Work to complete: In your copy, leave out the pictures; write out all the data exactly.

Dataset section:

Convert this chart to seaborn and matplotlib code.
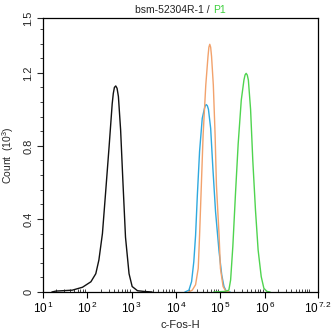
import numpy as np
import pandas as pd
import matplotlib
matplotlib.use("Agg")
import matplotlib.pyplot as plt
from matplotlib.ticker import FixedLocator, FuncFormatter
import seaborn as sns

# Histogram traces: log10(c-Fos-H) positions and counts (x10^3)
black_log = [1.20, 1.29, 1.66, 1.89, 2.08, 2.19, 2.26, 2.34, 2.41, 2.49, 2.56, 2.585, 2.61,
             2.64, 2.67, 2.70, 2.75, 2.80, 2.86, 2.94, 3.01, 3.13, 3.28, 3.46]
black_cnt = [0.0, 0.005, 0.010, 0.026, 0.056, 0.10, 0.175, 0.32, 0.54, 0.795, 1.03, 1.087, 1.12,
             1.128, 1.115, 1.07, 0.887, 0.613, 0.30, 0.10, 0.03, 0.007, 0.003, 0.0]

blue_log = [4.20, 4.29, 4.35, 4.40, 4.44, 4.48, 4.53, 4.59, 4.64, 4.66, 4.68, 4.705, 4.73, 4.78,
            4.83, 4.89, 4.97, 5.03, 5.08, 5.13, 5.22]
blue_cnt = [0.0, 0.01, 0.057, 0.166, 0.31, 0.53, 0.77, 0.95, 1.005, 1.02, 1.026, 1.02, 1.0, 0.896,
            0.677, 0.44, 0.22, 0.093, 0.03, 0.005, 0.0]

orange_log = [4.28, 4.365, 4.44, 4.50, 4.53, 4.57, 4.61, 4.67, 4.72, 4.74, 4.76, 4.78, 4.80, 4.84,
              4.88, 4.91, 4.97, 5.00, 5.06, 5.12, 5.20]
orange_cnt = [0.0, 0.01, 0.04, 0.13, 0.31, 0.585, 0.86, 1.133, 1.29, 1.34, 1.356, 1.34, 1.29, 1.133,
              0.86, 0.585, 0.31, 0.13, 0.03, 0.005, 0.0]

green_log = [4.85, 5.10, 5.19, 5.23, 5.28, 5.34, 5.40, 5.47, 5.53, 5.555, 5.58, 5.605, 5.63, 5.68,
             5.73, 5.79, 5.85, 5.92, 5.98, 6.05, 6.12]
green_cnt = [0.0, 0.003, 0.01, 0.066, 0.25, 0.54, 0.81, 1.05, 1.16, 1.188, 1.197, 1.188, 1.16, 1.0,
             0.72, 0.45, 0.23, 0.084, 0.02, 0.003, 0.0]

series_names = ["isotype", "blank", "antibody", "P1"]
series_colors = ["#111111", "#2fa9df", "#f2a26c", "#4fd44f"]

x_tick_exps = [1, 2, 3, 4, 5, 6, 7.2]
x_tick_labels = ["1", "2", "3", "4", "5", "6", "7.2"]
y_major = [0, 0.4, 0.8, 1.2, 1.5]
y_major_labels = ["0", "0.4", "0.8", "1.2", "1.5"]

frames = []
for name, lg, ct in zip(series_names,
                        [black_log, blue_log, orange_log, green_log],
                        [black_cnt, blue_cnt, orange_cnt, green_cnt]):
    frames.append(pd.DataFrame({"x": np.power(10.0, lg), "count": ct, "series": name}))
df = pd.concat(frames, ignore_index=True)

sns.set_style("ticks")
plt.rcParams["font.family"] = ["Liberation Sans", "DejaVu Sans"]
plt.rcParams["mathtext.fontset"] = "custom"
plt.rcParams["mathtext.rm"] = "Liberation Sans"
plt.rcParams["mathtext.it"] = "Liberation Sans"

fig = plt.figure(figsize=(3.32, 3.35), dpi=100)
ax = fig.add_axes([43 / 332, 43 / 335, 275 / 332, 274 / 335])

sns.lineplot(data=df, x="x", y="count", hue="series", hue_order=series_names,
             palette=series_colors, ax=ax, legend=False, linewidth=1.0,
             sort=False, estimator=None)

ax.set_xscale("log")
ax.set_xlim(10, 10 ** 7.2)
ax.set_ylim(0, 1.5)

ax.xaxis.set_major_locator(FixedLocator([10 ** e for e in x_tick_exps]))
ax.xaxis.set_major_formatter(FuncFormatter(
    lambda v, p: r"$\mathregular{10^{\,%s}}$" % x_tick_labels[p] if p is not None and p < len(x_tick_labels) else ""))
minor_x = [m * 10 ** k for k in range(1, 7) for m in range(2, 10)] + [1e7]
ax.xaxis.set_minor_locator(FixedLocator(minor_x))
ax.xaxis.set_minor_formatter(FuncFormatter(lambda v, p: ""))

ax.yaxis.set_major_locator(FixedLocator(y_major))
ax.set_yticklabels(y_major_labels, rotation=90, va="center")
ax.yaxis.set_minor_locator(FixedLocator([i * 0.08 for i in range(1, 19)]))

ax.tick_params(axis="x", which="major", direction="out", length=4, width=0.8,
               labelsize=8.5, pad=2, colors="black")
ax.tick_params(axis="x", which="minor", direction="in", length=2.5, width=0.6)
ax.tick_params(axis="y", which="major", direction="out", length=4, width=0.8,
               labelsize=8, pad=3)
ax.tick_params(axis="y", which="minor", direction="out", length=2.5, width=0.6)

for s in ax.spines.values():
    s.set_visible(True)
    s.set_linewidth(0.9)
    s.set_color("black")

ax.set_xlabel("c-Fos-H", fontsize=8, labelpad=3)
ax.set_ylabel(r"Count  (10$\mathregular{^3}$)", fontsize=7.5, labelpad=5)

# Two-colour title centred over the plotting area
fig.canvas.draw()
renderer = fig.canvas.get_renderer()
part1 = "bsm-52304R-1 / "
part2 = "P1"
t1 = fig.text(0, 0, part1, fontsize=7.5, color="#222222")
t2 = fig.text(0, 0, part2, fontsize=7.5, color="#3ccf3c")
w1 = t1.get_window_extent(renderer).width
w2 = t2.get_window_extent(renderer).width
cx = (43 + 318) / 2.0
x0 = cx - (w1 + w2) / 2.0
ty = 1 - 13 / 335
t1.set_position((x0 / 332, ty))
t2.set_position(((x0 + w1) / 332, ty))

fig.savefig("out.png", dpi=100)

Reply to the exercise:
Convert this chart to seaborn and matplotlib code.
import numpy as np
import pandas as pd
import matplotlib
matplotlib.use("Agg")
import matplotlib.pyplot as plt
from matplotlib.ticker import FixedLocator, FuncFormatter
import seaborn as sns

# Histogram traces: log10(c-Fos-H) positions and counts (x10^3)
black_log = [1.20, 1.29, 1.66, 1.89, 2.08, 2.19, 2.26, 2.34, 2.41, 2.49, 2.56, 2.585, 2.61,
             2.64, 2.67, 2.70, 2.75, 2.80, 2.86, 2.94, 3.01, 3.13, 3.28, 3.46]
black_cnt = [0.0, 0.005, 0.010, 0.026, 0.056, 0.10, 0.175, 0.32, 0.54, 0.795, 1.03, 1.087, 1.12,
             1.128, 1.115, 1.07, 0.887, 0.613, 0.30, 0.10, 0.03, 0.007, 0.003, 0.0]

blue_log = [4.20, 4.29, 4.35, 4.40, 4.44, 4.48, 4.53, 4.59, 4.64, 4.66, 4.68, 4.705, 4.73, 4.78,
            4.83, 4.89, 4.97, 5.03, 5.08, 5.13, 5.22]
blue_cnt = [0.0, 0.01, 0.057, 0.166, 0.31, 0.53, 0.77, 0.95, 1.005, 1.02, 1.026, 1.02, 1.0, 0.896,
            0.677, 0.44, 0.22, 0.093, 0.03, 0.005, 0.0]

orange_log = [4.28, 4.365, 4.44, 4.50, 4.53, 4.57, 4.61, 4.67, 4.72, 4.74, 4.76, 4.78, 4.80, 4.84,
              4.88, 4.91, 4.97, 5.00, 5.06, 5.12, 5.20]
orange_cnt = [0.0, 0.01, 0.04, 0.13, 0.31, 0.585, 0.86, 1.133, 1.29, 1.34, 1.356, 1.34, 1.29, 1.133,
              0.86, 0.585, 0.31, 0.13, 0.03, 0.005, 0.0]

green_log = [4.85, 5.10, 5.19, 5.23, 5.28, 5.34, 5.40, 5.47, 5.53, 5.555, 5.58, 5.605, 5.63, 5.68,
             5.73, 5.79, 5.85, 5.92, 5.98, 6.05, 6.12]
green_cnt = [0.0, 0.003, 0.01, 0.066, 0.25, 0.54, 0.81, 1.05, 1.16, 1.188, 1.197, 1.188, 1.16, 1.0,
             0.72, 0.45, 0.23, 0.084, 0.02, 0.003, 0.0]

series_names = ["isotype", "blank", "antibody", "P1"]
series_colors = ["#111111", "#2fa9df", "#f2a26c", "#4fd44f"]

x_tick_exps = [1, 2, 3, 4, 5, 6, 7.2]
x_tick_labels = ["1", "2", "3", "4", "5", "6", "7.2"]
y_major = [0, 0.4, 0.8, 1.2, 1.5]
y_major_labels = ["0", "0.4", "0.8", "1.2", "1.5"]

frames = []
for name, lg, ct in zip(series_names,
                        [black_log, blue_log, orange_log, green_log],
                        [black_cnt, blue_cnt, orange_cnt, green_cnt]):
    frames.append(pd.DataFrame({"x": np.power(10.0, lg), "count": ct, "series": name}))
df = pd.concat(frames, ignore_index=True)

sns.set_style("ticks")
plt.rcParams["font.family"] = ["Liberation Sans", "DejaVu Sans"]
plt.rcParams["mathtext.fontset"] = "custom"
plt.rcParams["mathtext.rm"] = "Liberation Sans"
plt.rcParams["mathtext.it"] = "Liberation Sans"

fig = plt.figure(figsize=(3.32, 3.35), dpi=100)
ax = fig.add_axes([43 / 332, 43 / 335, 275 / 332, 274 / 335])

sns.lineplot(data=df, x="x", y="count", hue="series", hue_order=series_names,
             palette=series_colors, ax=ax, legend=False, linewidth=1.0,
             sort=False, estimator=None)

ax.set_xscale("log")
ax.set_xlim(10, 10 ** 7.2)
ax.set_ylim(0, 1.5)

ax.xaxis.set_major_locator(FixedLocator([10 ** e for e in x_tick_exps]))
ax.xaxis.set_major_formatter(FuncFormatter(
    lambda v, p: r"$\mathregular{10^{\,%s}}$" % x_tick_labels[p] if p is not None and p < len(x_tick_labels) else ""))
minor_x = [m * 10 ** k for k in range(1, 7) for m in range(2, 10)] + [1e7]
ax.xaxis.set_minor_locator(FixedLocator(minor_x))
ax.xaxis.set_minor_formatter(FuncFormatter(lambda v, p: ""))

ax.yaxis.set_major_locator(FixedLocator(y_major))
ax.set_yticklabels(y_major_labels, rotation=90, va="center")
ax.yaxis.set_minor_locator(FixedLocator([i * 0.08 for i in range(1, 19)]))

ax.tick_params(axis="x", which="major", direction="out", length=4, width=0.8,
               labelsize=8.5, pad=2, colors="black")
ax.tick_params(axis="x", which="minor", direction="in", length=2.5, width=0.6)
ax.tick_params(axis="y", which="major", direction="out", length=4, width=0.8,
               labelsize=8, pad=3)
ax.tick_params(axis="y", which="minor", direction="out", length=2.5, width=0.6)

for s in ax.spines.values():
    s.set_visible(True)
    s.set_linewidth(0.9)
    s.set_color("black")

ax.set_xlabel("c-Fos-H", fontsize=8, labelpad=3)
ax.set_ylabel(r"Count  (10$\mathregular{^3}$)", fontsize=7.5, labelpad=5)

# Two-colour title centred over the plotting area
fig.canvas.draw()
renderer = fig.canvas.get_renderer()
part1 = "bsm-52304R-1 / "
part2 = "P1"
t1 = fig.text(0, 0, part1, fontsize=7.5, color="#222222")
t2 = fig.text(0, 0, part2, fontsize=7.5, color="#3ccf3c")
w1 = t1.get_window_extent(renderer).width
w2 = t2.get_window_extent(renderer).width
cx = (43 + 318) / 2.0
x0 = cx - (w1 + w2) / 2.0
ty = 1 - 13 / 335
t1.set_position((x0 / 332, ty))
t2.set_position(((x0 + w1) / 332, ty))

fig.savefig("out.png", dpi=100)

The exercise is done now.